Studio album by Charlotte Martin
- Released: September 12, 2006
- Length: 53:54
- Label: Dinosaur Fight
- Producer: Charlotte Martin, Ken Andrews

Charlotte Martin chronology
| On Your Shore (2004) | Stromata (2006) | Reproductions (2007) |

= Stromata (album) =

Stromata is Charlotte Martin's follow up to On Your Shore and her second full-length release, on her own label.

The title is derived from "the connective tissue framework of an organ, gland, or other structure, as distinguished from the tissues performing the special function of the organ or part".

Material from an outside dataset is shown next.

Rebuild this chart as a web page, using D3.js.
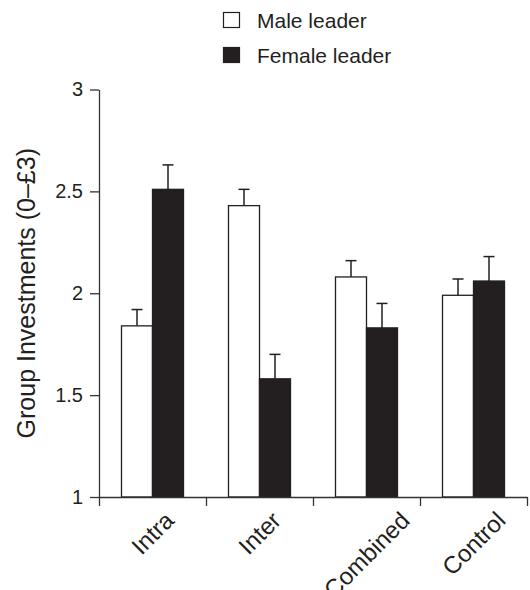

Martin stated: "When I finished the actual song, I found the word stromata first of all. I'd been researching intelligent science, space and time travel, the eleven dimensions of God and all this crazy stuff. I'm a very spiritual person and upon my readings I came across the word stromata and I really loved what it represented and what it stood for. It means it's the framework of a cell. There's many definitions. Someone told me that it's a spiritual or religious term. I was looking at it as a scientific term but I used basically a metaphoric explanation as to why everything connects and disconnects and why basically in the last year my life has fallen apart and got put back together. And the words in the song seemed to encapsulate and sum up everything that I was feeling and what I thought was happening in the world. There were just more than terrible things happening that I don't understand."

The subject matter of many of the songs can be considered darker than previous releases, as the themes include overdosing ("Pills"), an eating disorder and the acceptance of the body ("Drip") and trying to cut out an unhealthy relationship ("Cut the Cord").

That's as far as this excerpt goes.